A life cycle analysis has traditionally been considered as a reliable manner for studying the phases of life, repeated patterns occurring throughout a life or pointers to specific causes and effects on particular products and industries. Traditionally, marketers and business in general have utilized the concept of life cycles to distinguish how or when products reach a level of maturity and may therefore begin to decline in the sense of their profitability potential or acceptability in the eyes of consumers.

This particular article offered some innovative approaches and novel ideas that certain companies have used to either reinvigorate individual products or to completely alter an entire business industry. The idea was based on the fact that convention and routine use of the notion of a product's life cycle have inadvertently begun to dull the senses of far too many marketers and within the business settings.

"Today, this concept remains at the center of most firms' marketing and positioning strategies, helping them to manage the methodical progress of their offerings along a bell-shaped curve, from introduction and growth to maturity and decline. But as useful as this model has been over the past 40 years, it has given marketers tunnel vision." (Moon) The author therefore offered new 'out of the box' thinking patterns that revolved around three positioning strategies: reverse positioning, breakaway positioning and stealth positioning.

"Reverse positioning strips away "sacred" product attributes while adding new ones; breakaway positioning associates the product with a radically different category; and stealth positioning acclimates leery consumers to a new offering by cloaking the product's true nature. Companies can use each of these strategies to alter a product's competitive environment to their advantage." (Moon) The author showed how these unconventional business strategies for repositioning have already been extremely successful and have helped various businesses overcome the stigma of the life cycle and the associated thinking.

But more importantly, the author also demonstrated how these repositioning approaches forced consumers to do what could be considered to be complete mental shifts. By providing examples such as IKEA, Swatch, Sony and more, the author offered 'tried and true' business example of how his line of reasoning on product positioning and repositioning worked.

The author also presents the notion that many more companies should follow in the footsteps of his chosen organizations in order for them to also reap the rewards and find success in a highly competitive, technologically advanced global business spectrum. In conclusion, This report was a summary of the article "Break Free From the Product Life Cycle" by Youngme Moon. I enjoyed the article and feel that it will help me be more open minded when it comes to future thinking.

"Most companies aren't technology innovators like Apple or Sony, whose novel products readily lend themselves to unconventional positioning. But a product does not have to be novel to benefit from radical new positioning, nor does it have to be past its prime. Watches, banks, furniture, airlines, sitcoms -- even ketchup -- can defy the old rules of the product life cycle by simply challenging consumers' notions about what, exactly, they are. Ask your customers what they expect your products to be, then shatter their expectations.

You'll find they'll be delighted." (Moon) This report aims to explain the difference between the two strategies of reverse positioning and that of breakaway positioning. These notions were covered in a recent article entitled "Break Free From the Product Life Cycle" by Youngme Moon in the May 2005, Harvard Business Review. The secondary objective of the paper is to provide examples of how each of these repositioning methodologies could be used for some current brands that were not described in the original article.
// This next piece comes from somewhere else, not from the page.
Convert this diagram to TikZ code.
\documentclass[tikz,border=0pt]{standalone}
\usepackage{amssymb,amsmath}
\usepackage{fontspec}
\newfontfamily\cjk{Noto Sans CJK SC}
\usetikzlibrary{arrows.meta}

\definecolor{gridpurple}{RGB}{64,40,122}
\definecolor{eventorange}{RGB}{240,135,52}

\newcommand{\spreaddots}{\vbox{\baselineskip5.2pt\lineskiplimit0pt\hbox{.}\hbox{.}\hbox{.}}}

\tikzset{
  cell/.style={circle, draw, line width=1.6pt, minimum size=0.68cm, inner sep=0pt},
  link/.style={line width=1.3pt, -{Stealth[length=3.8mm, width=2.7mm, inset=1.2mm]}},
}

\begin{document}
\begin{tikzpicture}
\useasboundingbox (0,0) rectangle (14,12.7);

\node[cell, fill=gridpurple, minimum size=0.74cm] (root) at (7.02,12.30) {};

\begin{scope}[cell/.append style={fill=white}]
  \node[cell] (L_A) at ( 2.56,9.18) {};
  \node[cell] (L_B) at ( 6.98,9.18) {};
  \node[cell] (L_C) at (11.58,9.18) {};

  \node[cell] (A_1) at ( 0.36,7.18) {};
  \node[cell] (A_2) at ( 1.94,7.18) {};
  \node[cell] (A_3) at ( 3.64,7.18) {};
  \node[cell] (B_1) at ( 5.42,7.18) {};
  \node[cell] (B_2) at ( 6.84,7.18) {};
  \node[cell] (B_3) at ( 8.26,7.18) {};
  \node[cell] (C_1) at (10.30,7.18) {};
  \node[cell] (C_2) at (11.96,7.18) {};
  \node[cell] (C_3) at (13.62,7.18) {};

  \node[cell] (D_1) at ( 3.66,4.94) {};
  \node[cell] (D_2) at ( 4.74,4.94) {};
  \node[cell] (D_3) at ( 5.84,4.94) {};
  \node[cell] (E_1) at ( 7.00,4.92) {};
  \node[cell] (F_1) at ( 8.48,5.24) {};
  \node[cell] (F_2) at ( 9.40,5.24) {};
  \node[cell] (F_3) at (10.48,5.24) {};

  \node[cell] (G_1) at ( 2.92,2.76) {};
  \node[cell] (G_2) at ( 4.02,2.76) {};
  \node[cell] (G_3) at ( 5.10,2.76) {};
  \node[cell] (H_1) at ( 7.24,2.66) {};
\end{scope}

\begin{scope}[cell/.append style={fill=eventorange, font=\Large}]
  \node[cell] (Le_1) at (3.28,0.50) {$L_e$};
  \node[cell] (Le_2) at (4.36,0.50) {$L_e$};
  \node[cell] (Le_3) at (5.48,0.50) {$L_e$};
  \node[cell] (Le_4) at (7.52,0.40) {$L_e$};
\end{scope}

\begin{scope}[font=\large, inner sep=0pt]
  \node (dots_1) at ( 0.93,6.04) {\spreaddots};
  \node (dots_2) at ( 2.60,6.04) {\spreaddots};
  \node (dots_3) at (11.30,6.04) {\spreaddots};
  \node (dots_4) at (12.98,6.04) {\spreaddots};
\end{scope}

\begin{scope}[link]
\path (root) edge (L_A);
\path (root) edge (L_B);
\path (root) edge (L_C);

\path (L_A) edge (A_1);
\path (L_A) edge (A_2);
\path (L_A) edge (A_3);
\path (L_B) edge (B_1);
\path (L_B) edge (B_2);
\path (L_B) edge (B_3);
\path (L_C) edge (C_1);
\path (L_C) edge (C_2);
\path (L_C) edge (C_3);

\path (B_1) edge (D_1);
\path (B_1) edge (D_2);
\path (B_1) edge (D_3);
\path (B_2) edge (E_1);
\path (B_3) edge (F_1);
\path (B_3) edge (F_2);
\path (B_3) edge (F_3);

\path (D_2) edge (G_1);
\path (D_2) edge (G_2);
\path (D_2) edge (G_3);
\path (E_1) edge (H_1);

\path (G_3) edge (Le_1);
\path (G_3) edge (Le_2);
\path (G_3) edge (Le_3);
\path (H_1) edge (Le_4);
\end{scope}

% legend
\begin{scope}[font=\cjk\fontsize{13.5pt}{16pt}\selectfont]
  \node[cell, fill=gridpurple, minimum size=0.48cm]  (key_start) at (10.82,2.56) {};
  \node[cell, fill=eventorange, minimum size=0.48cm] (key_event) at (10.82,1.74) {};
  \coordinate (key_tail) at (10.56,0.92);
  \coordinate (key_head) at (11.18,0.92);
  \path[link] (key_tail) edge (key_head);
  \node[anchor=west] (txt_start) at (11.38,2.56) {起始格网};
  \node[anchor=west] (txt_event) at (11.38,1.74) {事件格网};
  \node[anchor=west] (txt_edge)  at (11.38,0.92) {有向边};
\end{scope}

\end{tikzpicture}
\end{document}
The key to each of these theories is that the customer still plays a major role in the success or failure of their applications. In other words, the underlying goal is to not only reposition for the sake of repositioning, there is also a need to redirect the thinking of the consumer. In order to provide an example of how Reverse Positioning could be used with current brands, it is first good to get a good understanding of the meaning of the concept.

As noted, it is important to first understand the role of the consumer. "Most players in a category continually augment their value proposition because they assume customers can never be fully satisfied.

Reverse positioners, however, assume that although customers do want something more than the baseline product, they don't necessarily want an endless parade of new features." (Moon) How it works is that a company must thoroughly understand what attributes a product or industry thrives on and 'considers sacred,' and then change their product so that it offers a reengineered product with attention to detail for one or more intricate attributes that consumer's desire. Then, this new 'stripped-down' version of the product is offered which entails reverse positioning the industry.

"This unconventional combination of attributes allows the product to assume a new competitive position within the category and move backwards from maturity into a growth position on the life cycle curve." (Moon) Thus, a good example of this type of reverse positioning can be seen when certain products or organizations establish unique positions in their category but still retain clear category membership. For example, the brand DHL has been gradually gaining market share in the overnight delivery business.

"In 1969, Adrian Dalsey, Larry Hillblom and Robert Lynn (D, H, and L) founded DHL as a service shuttling bills of lading between San Francisco and Honolulu. The company grew rapidly and in a few years initiated service to the Philippines, Japan, Hong Kong, Singapore and Australia, creating an entirely new industry of international door-to-door express service in the Pacific Basin. Steady expansion continued in the 1970's as DHL initiated service to Europe (1974), Latin America (1977), the Middle East (1978) and Africa (1978).

The international delivery company was the first to bring air express to the Eastern Bloc countries in 1983 and to the People's Republic of China in 1986." (DHL) They have established a reverse positioning role against the immediate competition of UPS, FedEx and the postal service by focusing on specific attributes and taking advantage of them. "DHL's rapid growth reflects the globalization of trade. As our customers expand into international markets, DHL is there to meet their needs.

Today, DHL is the world's largest and most experienced international air express network with service to 120,000 destinations in more than 220 countries and territories. DHL maintains its position as the world's leading international air express network by continually expanding and upgrading its network of offices, hubs and gateways, and by offering superior service through a well-trained and dedicated workforce." (DHL) The same applies to notion of breakaway positioning. Breakaway positioning entails a product escaping from its category altogether and making efforts to be associated as a completely different category.

"Marketers leverage the new category's.